In hoover’s time I remember reading from Rothbard’s great depression I believe that he printed but the banks used the money to shore up their reserves, they did not want to lend and spur the economy at the cost of their own survival.

Under that gold standard regime, the government was limited in what it could do. Deficit spending carried the risk of loss of gold reserves, for example. And, in fact, the US was forced off the gold standard in 1934 domestically and devalued for foreign holders of $. This was the only actual default in US history.

So why is Bush and congress giving joe six pack 150B when he could have used that to back the bond insurers and the banks?

No comment.. You must be new here??? :)

Possibly getting the ratings agency to save some face and for fitch to bring AAA ratings back to the bond insurers?

Or the supplemental plan, above, that doesn’t bail out the insurers.

On another point, you claim a large difference between hoover’s problems and our problems today is the gold standard and floating exchange rates.

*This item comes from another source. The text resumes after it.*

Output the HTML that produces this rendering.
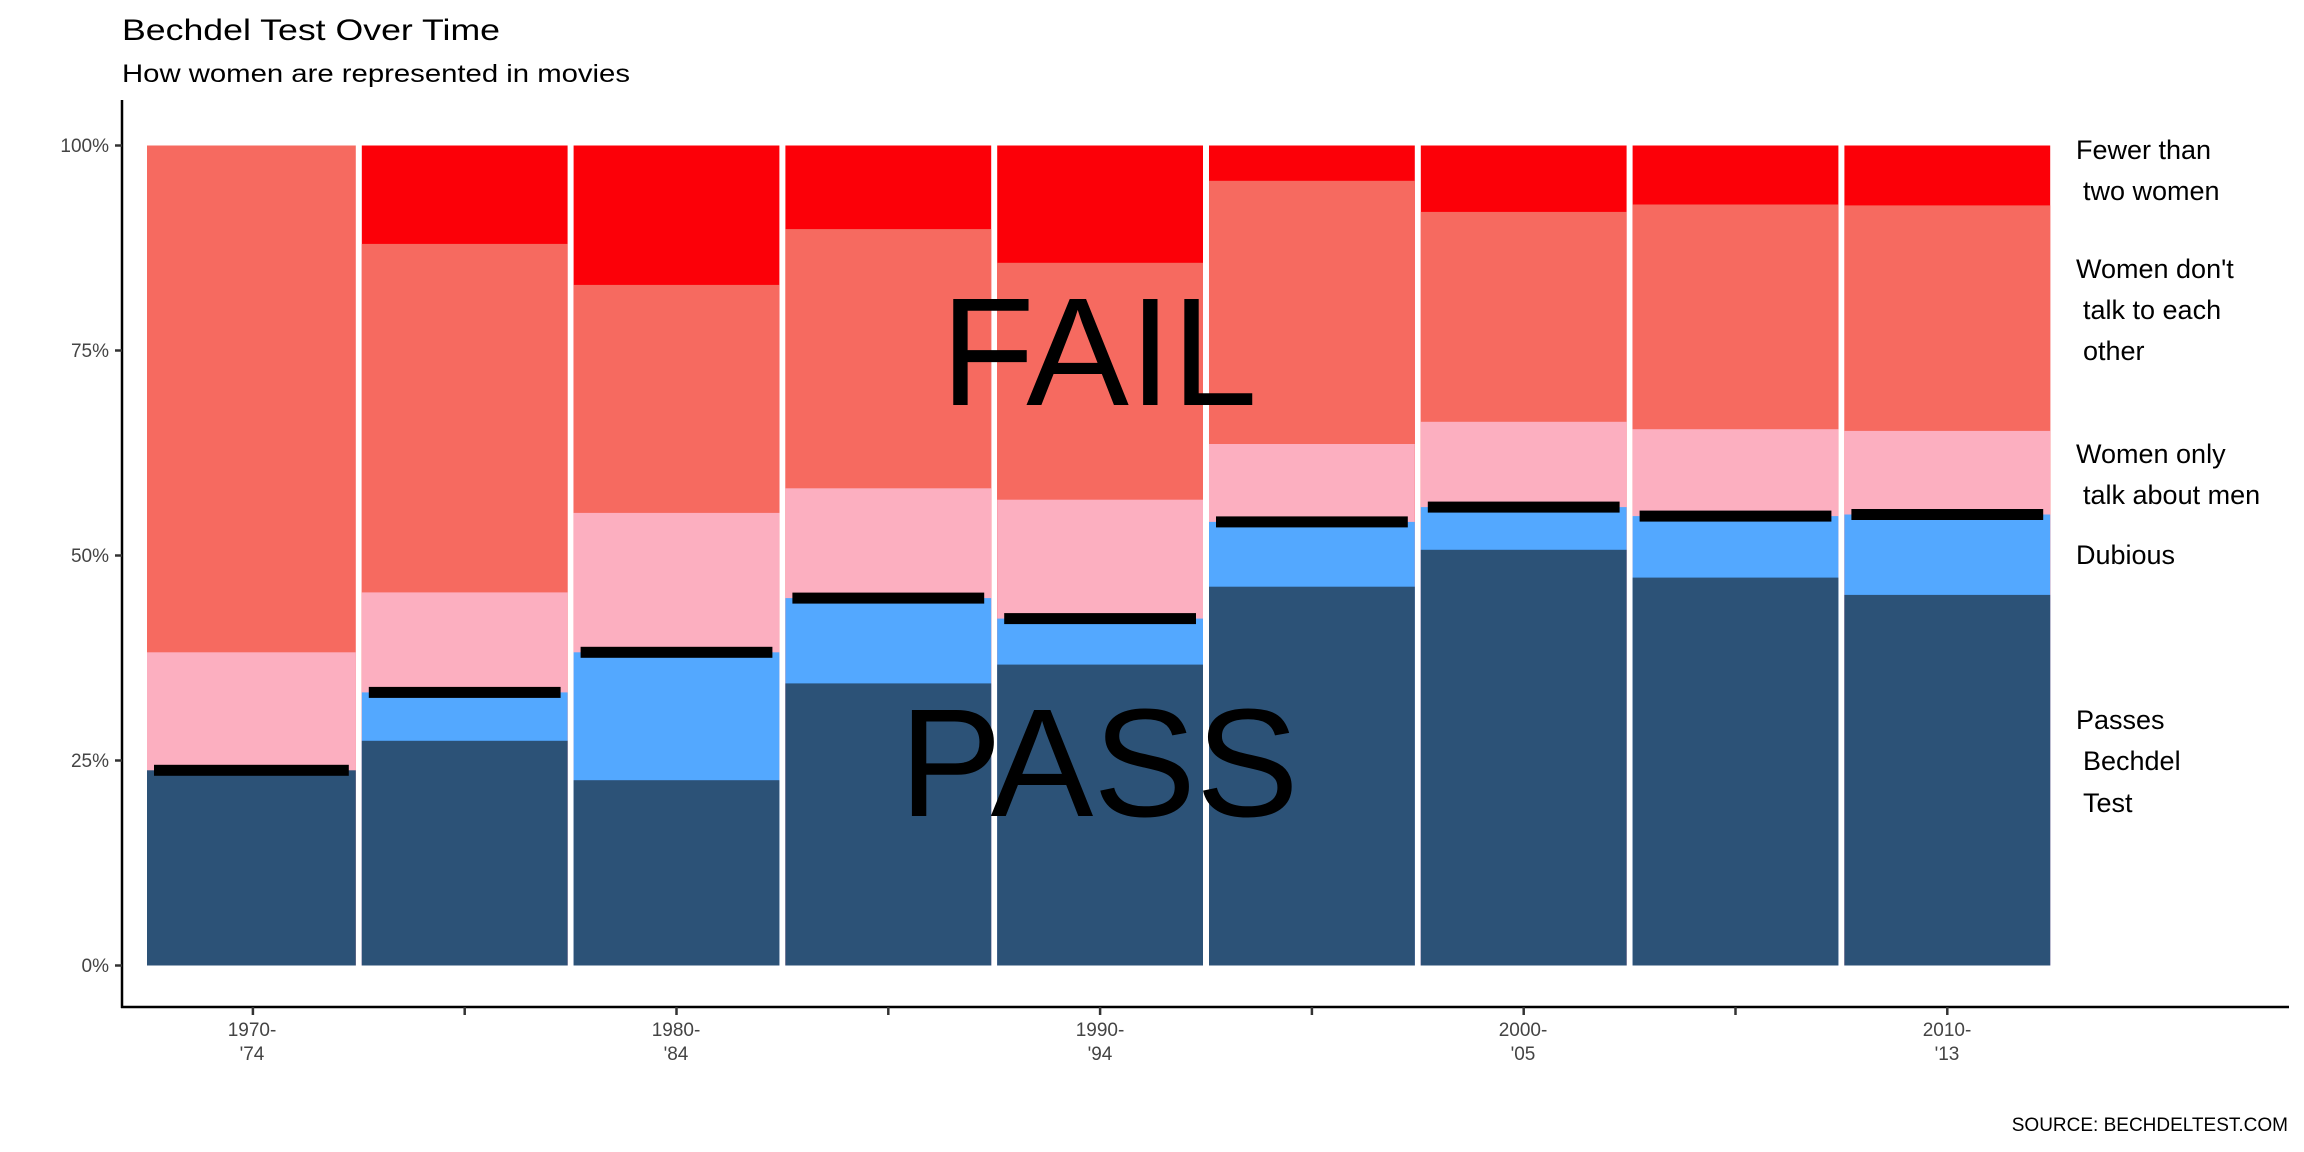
<!DOCTYPE html>
<html><head><meta charset="utf-8"><style>html,body{margin:0;padding:0;background:#fff}svg{display:block}text{font-family:"Liberation Sans",Arial,sans-serif}</style></head>
<body>
<svg width="2304" height="1152" viewBox="0 0 2304 1152" xmlns="http://www.w3.org/2000/svg">
<rect width="2304" height="1152" fill="#fff"/>
<text x="122" y="40" font-size="30" fill="#000" textLength="378" lengthAdjust="spacingAndGlyphs">Bechdel Test Over Time</text>
<text x="122" y="82" font-size="25" fill="#000" textLength="508" lengthAdjust="spacingAndGlyphs">How women are represented in movies</text>

<!-- bar 0 -->
<g>
<rect x="147" y="145.5" width="208.8" height="820" fill="#f66a60"/>
<rect x="147" y="652.3" width="208.8" height="313.2" fill="#fcafc0"/>
<rect x="147" y="770.3" width="208.8" height="195.2" fill="#2c5277"/>
<rect x="154" y="764.8" width="194.8" height="11" fill="#000"/>
</g>
<!-- bar 1 -->
<g>
<rect x="361.8" y="145.5" width="205.8" height="820" fill="#fc0008"/>
<rect x="361.8" y="243.9" width="205.8" height="721.6" fill="#f66a60"/>
<rect x="361.8" y="592.4" width="205.8" height="373.1" fill="#fcafc0"/>
<rect x="361.8" y="692.4" width="205.8" height="273.1" fill="#53a8ff"/>
<rect x="361.8" y="740.8" width="205.8" height="224.7" fill="#2c5277"/>
<rect x="368.8" y="686.9" width="191.8" height="11" fill="#000"/>
</g>
<!-- bar 2 -->
<g>
<rect x="573.6" y="145.5" width="205.8" height="820" fill="#fc0008"/>
<rect x="573.6" y="284.9" width="205.8" height="680.6" fill="#f66a60"/>
<rect x="573.6" y="512.9" width="205.8" height="452.6" fill="#fcafc0"/>
<rect x="573.6" y="652.3" width="205.8" height="313.2" fill="#53a8ff"/>
<rect x="573.6" y="780.2" width="205.8" height="185.3" fill="#2c5277"/>
<rect x="580.6" y="646.8" width="191.8" height="11" fill="#000"/>
</g>
<!-- bar 3 -->
<g>
<rect x="785.4" y="145.5" width="205.8" height="820" fill="#fc0008"/>
<rect x="785.4" y="229.1" width="205.8" height="736.4" fill="#f66a60"/>
<rect x="785.4" y="488.3" width="205.8" height="477.2" fill="#fcafc0"/>
<rect x="785.4" y="598.1" width="205.8" height="367.4" fill="#53a8ff"/>
<rect x="785.4" y="683.4" width="205.8" height="282.1" fill="#2c5277"/>
<rect x="792.4" y="592.6" width="191.8" height="11" fill="#000"/>
</g>
<!-- bar 4 -->
<g>
<rect x="997.2" y="145.5" width="205.8" height="820" fill="#fc0008"/>
<rect x="997.2" y="262.8" width="205.8" height="702.7" fill="#f66a60"/>
<rect x="997.2" y="499.7" width="205.8" height="465.8" fill="#fcafc0"/>
<rect x="997.2" y="618.6" width="205.8" height="346.9" fill="#53a8ff"/>
<rect x="997.2" y="664.6" width="205.8" height="300.9" fill="#2c5277"/>
<rect x="1004.2" y="613.1" width="191.8" height="11" fill="#000"/>
</g>
<!-- bar 5 -->
<g>
<rect x="1209" y="145.5" width="205.8" height="820" fill="#fc0008"/>
<rect x="1209" y="180.8" width="205.8" height="784.7" fill="#f66a60"/>
<rect x="1209" y="444" width="205.8" height="521.5" fill="#fcafc0"/>
<rect x="1209" y="521.9" width="205.8" height="443.6" fill="#53a8ff"/>
<rect x="1209" y="586.7" width="205.8" height="378.8" fill="#2c5277"/>
<rect x="1216" y="516.4" width="191.8" height="11" fill="#000"/>
</g>
<!-- bar 6 -->
<g>
<rect x="1420.8" y="145.5" width="205.8" height="820" fill="#fc0008"/>
<rect x="1420.8" y="211.9" width="205.8" height="753.6" fill="#f66a60"/>
<rect x="1420.8" y="421.8" width="205.8" height="543.7" fill="#fcafc0"/>
<rect x="1420.8" y="507.1" width="205.8" height="458.4" fill="#53a8ff"/>
<rect x="1420.8" y="549.8" width="205.8" height="415.7" fill="#2c5277"/>
<rect x="1427.8" y="501.6" width="191.8" height="11" fill="#000"/>
</g>
<!-- bar 7 -->
<g>
<rect x="1632.6" y="145.5" width="205.8" height="820" fill="#fc0008"/>
<rect x="1632.6" y="204.5" width="205.8" height="761" fill="#f66a60"/>
<rect x="1632.6" y="429.2" width="205.8" height="536.3" fill="#fcafc0"/>
<rect x="1632.6" y="516.1" width="205.8" height="449.4" fill="#53a8ff"/>
<rect x="1632.6" y="577.6" width="205.8" height="387.9" fill="#2c5277"/>
<rect x="1639.6" y="510.6" width="191.8" height="11" fill="#000"/>
</g>
<!-- bar 8 -->
<g>
<rect x="1844.4" y="145.5" width="205.8" height="820" fill="#fc0008"/>
<rect x="1844.4" y="205.4" width="205.8" height="760.1" fill="#f66a60"/>
<rect x="1844.4" y="430.9" width="205.8" height="534.6" fill="#fcafc0"/>
<rect x="1844.4" y="514.5" width="205.8" height="451" fill="#53a8ff"/>
<rect x="1844.4" y="594.9" width="205.8" height="370.6" fill="#2c5277"/>
<rect x="1851.4" y="509" width="191.8" height="11" fill="#000"/>
</g>

<line x1="122" y1="100" x2="122" y2="1008" stroke="#000" stroke-width="2.5"/>
<line x1="121" y1="1007" x2="2289" y2="1007" stroke="#000" stroke-width="2.5"/>
<g font-size="19" fill="#444" text-anchor="end">
<text x="109" y="152">100%</text><text x="109" y="357">75%</text><text x="109" y="562">50%</text><text x="109" y="767">25%</text><text x="109" y="972">0%</text>
</g>
<g stroke="#333" stroke-width="2.5">
<line x1="115" y1="145.5" x2="122" y2="145.5"/><line x1="115" y1="350.5" x2="122" y2="350.5"/><line x1="115" y1="555.5" x2="122" y2="555.5"/><line x1="115" y1="760.5" x2="122" y2="760.5"/><line x1="115" y1="965.5" x2="122" y2="965.5"/>
<line x1="252.9" y1="1007" x2="252.9" y2="1015"/><line x1="464.7" y1="1007" x2="464.7" y2="1015"/><line x1="676.5" y1="1007" x2="676.5" y2="1015"/><line x1="888.3" y1="1007" x2="888.3" y2="1015"/><line x1="1100.1" y1="1007" x2="1100.1" y2="1015"/><line x1="1311.9" y1="1007" x2="1311.9" y2="1015"/><line x1="1523.7" y1="1007" x2="1523.7" y2="1015"/><line x1="1735.5" y1="1007" x2="1735.5" y2="1015"/><line x1="1947.3" y1="1007" x2="1947.3" y2="1015"/>
</g>
<g font-size="19" fill="#444" text-anchor="middle">
<text x="252" y="1036">1970-</text><text x="252" y="1060">'74</text>
<text x="676" y="1036">1980-</text><text x="676" y="1060">'84</text>
<text x="1100" y="1036">1990-</text><text x="1100" y="1060">'94</text>
<text x="1523" y="1036">2000-</text><text x="1523" y="1060">'05</text>
<text x="1947" y="1036">2010-</text><text x="1947" y="1060">'13</text>
</g>
<g font-size="154" fill="#000" text-anchor="middle">
<text x="1099" y="405">FAIL</text>
<text x="1099" y="816">PASS</text>
</g>
<g font-size="27" fill="#000">
<text x="2076" y="159">Fewer than</text><text x="2083" y="200">two women</text>
<text x="2076" y="278">Women don't</text><text x="2083" y="319">talk to each</text><text x="2083" y="360">other</text>
<text x="2076" y="463">Women only</text><text x="2083" y="504">talk about men</text>
<text x="2076" y="564">Dubious</text>
<text x="2076" y="729">Passes</text><text x="2083" y="770">Bechdel</text><text x="2083" y="812">Test</text>
</g>
<text x="2288" y="1131" font-size="19" fill="#000" text-anchor="end">SOURCE: BECHDELTEST.COM</text>
</svg>
</body></html>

Unfortunately I must press you as to how that is so when the folks at the top of this chart (china) http://en.wikipedia.org/wiki/List_of_countries_by_current_account_balance have fixed exchange rates relating to the folks at the bottome of it (USA). Soros is claiming the USA will soon lose reserve currency status.

A fixed exchange rate ‘forces’ you to run a trade surplus to sustain sufficient reserves of gold or the reserve currency of choice. It also limits the ability to conduct countercyclical deficit spending as that leads to loss of reserves and default/devaluation/etc.

China has a ‘dirty float’, which means the currency is not convertible, but instead they intervene at various prices.

Not at all the same thing.

I am not so sure the Euro will be able to weather a global financial meltdown and perhaps in economic warfare, keeping reserve currency status is worth fighting over.

What is it, and why do you care?

With bush selling lots of scatter bombs to the house of Saud, at least we are trying to keep friends who have control over oil.

Still with the USA’s current account balance the worst of any country on the planet,

Imports are real benefits, exports real costs. In general, the larger your trade deficit, the higher your standard of living.

40K nukular bombs and a war machine that eats up large domestic resources, and a consumer base whose only skill is to shop till princess drops,

Consumption is the only point of economics.

I am not so sure what you are trying to save to get USA to deficit spend even MORE?

Right now, more deficit spending of the type proposed will mainly increase inflation.

Would it be so bad if that guy “dfense” from the mike douglas movie “FALLING DOWN” gets put out of a missle building job and starts fishing on the dock of the bay wasting time?


Comment by Scott Fullwiler:

Wesbury’s basically a monetarist (everything that goes wrong is the Fed’s fault for creating either too much or too little “liquidity”) operating with a gold standard model.

Yes, that’s where we don’t agree on causation and risks. But interesting that even in that paradigm, he doesn’t see the risks the Fed does, as they are in the same gold standard paradigm.

That said, he’s been bullish on the economy since 2002, and he’s been mostly right in that, except that he’s also been saying inflation is right around the corner since then, too, given weak dollar, strong gold.

And I’ve seen inflation underway due to Saudis acting as the swing producer and hiking price continuously.

And I see the weak $ as a change in preferences of non-resident holdings of financial assets.

Until a year and a half ago he was also claiming that the large spread b/n st and lt Treasuries was another a sign of inflation,

And I say it’s a sign of what investors think the Fed will be doing next. So to that extent, the curve reflects investor expectations. But there is also a lot of institutional structure that steers maturity preferences; so, the result is a mix of the two.

though he decided bond markets were being irrational once the yield curve inverted (again, if inflation is right around the corner).

Again, that reflects investor expectations.

I’ve used him in my classes for several years as a “balance” to the Levy view of “debt deflation’s around the corner.” Interesting to see that you and he are on the same page now at least regarding state of the economy, since you’ve been pessimistic (at least in long run, given small govt deficit) while he’s been a non-stop bull.

Yes, I’ve been expecting lower domestic demand since the financial obligations ratio go to where it go in Q2 2006, due to the shrinking budget deficit. What I missed was how strong exports would be, mainly on our three pronged weak dollar policy that has been scaring foreigners away from holding $US financial assets.

This includes calling CB’s currency manipulators if they buy $US, aggressive Middle Eastern policy, and the Fed’s apparent lack of concern for the value of the currency (inflation). Fundamentally, the falling budget deficit is good for the $US, but technically government policy has triggered an ‘inventory liquidation’ over seas that is causing exports to boom.

And now we are learning the hard way (or should be) what an export driven economy looks like – weak domestic demand due to high prices and full employment as we build goods and services for others.